Saudi Arabia and other Gulf countries have withdrawn their ambassadors from Lebanon in protest over the comments. The diplomatic spat is putting hundreds of millions of dollars in trade and assistance from the oil-rich nations at risk at a time of dire need for Lebanon.
The tensions have exposed the depth of Lebanon's problem with its former ally Saudi Arabia. Hizbullah increasingly dominates national politics, moving Lebanon further into Iran's orbit, Riyadh's arch rival.
Kordahi's predicament also underscores the price of political aspirations in the Middle East's polarized atmosphere, particularly since the divisive 2011 Arab Spring uprisings.
As host of the "millionaire" show launched in 2000, Kordahi appealed to audiences from Morocco to Oman with his guttural voice and use of the Arabic language in a way that transcended local dialects.
He peppered his show with references to poetry, literature and the Quran — a sure way to the hearts of many young Muslims, especially coming from Kordahi, who is Christian.
At the time, the second Palestinian uprising dominated the news. Kordahi's show took on the Palestinian cause, an issue that united Arabs. In one episode, the contestants were the mothers of three Palestinians killed in the violence. They ended up winning $100,000.
In 2011, the anti-government protests of the Arab Spring spread across the region.
Kordahi chose to side with Syria's Bashar Assad and its Lebanese ally, Hizbullah, losing many fans and financial supporters in the process.
During a lecture in Damascus in 2011, Kordahi said the protests against Assad were "a foreign conspiracy" and praised the long-time ruler as a real reformer. At the time, Saudi Arabia and other Gulf nations were backing Assad's armed opposition.
The Saudi-owned MBC channel dismissed Kordahi as he was preparing a new show, posting on its website that it was out of respect for the Syrian people. Kordahi left the network for posts in Lebanese media, including a stint in one allied with Hizbullah.
Kordahi, who also has a perfume and clothing line in his name, began toying with a career in politics. In 2013, he was named for parliament on a list allied with Michel Aoun, the current Lebanese president and at the time the head of the largest Christian party. The elections never took place.
That year, Hizbullah sent troops to Syria to back Assad's embattled forces in the border province of Homs. In an interview on Syrian TV, Kordahi praised Hizbullah leader Sayyed Hassan Nasrallah, saying "I see myself in him."
When he finally entered Lebanese politics, Marada, a Christian party allied with Syria and Hizbullah, named him to the post of information minister.
In his first comment as minister, he appealed to the Lebanese media to refrain from hosting analysts who warn of doomsday scenarios in Lebanon. Many perceived it as a call for censorship.

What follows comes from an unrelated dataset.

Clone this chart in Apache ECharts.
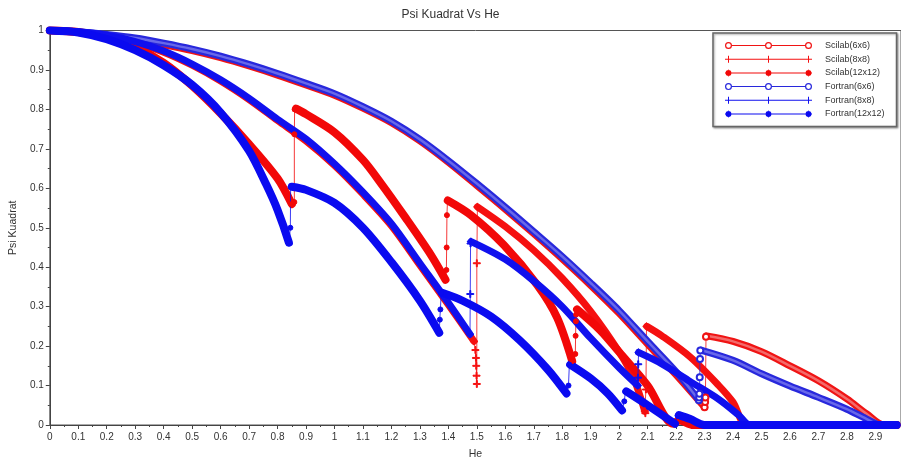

Attempts to reach Kordahi were unsuccessful.
When the crisis with Saudi Arabia erupted, he first tweeted that his comments intended no offense. Then he held a press conference. "Lebanon should not remain subject to extortion from anyone, any country or any ambassadors," he said.
To his backers, Kordahi is a symbol of national dignity, freedom of expression and resistance to Gulf interference in Lebanese affairs.
Posters of Kordahi have appeared in Houthi-controlled areas of Yemen and in the Iraqi capital of Baghdad, with the words: "Yes George, the war in Yemen is absurd."
Hassan Fadlallah, a Hizbullah lawmaker, said Kordahi did nothing wrong. "Some people with no dignity and no national honor are exaggerating, saying this will ruin the country."
To his critics, his comments and refusal to resign are reckless. "The public is paying the price of people who named themselves officials and show no responsibility," tweeted Lebanese singer Elissa.
Public figures from the Gulf called Kordahi ungrateful and even called for firing his daughter, who works at MBC.
Saudi officials said the problem is bigger than Kordahi's comments — rooted in a system that has allied itself with Iran. Mediators suggested his resignation is a first step toward reconciliation.
Salem Zahran, a political analyst, said Kordahi inadvertently stumbled into a fight not of his making. He suggested the Saudis were lashing out because they are frustrated over the stalled war in Yemen, particularly as Houthi rebels advance in the strategic province of Marib.
"It is not his fault. Destiny put him in this reality," Zahran said. "Every Lebanese is born a politician until proven otherwise."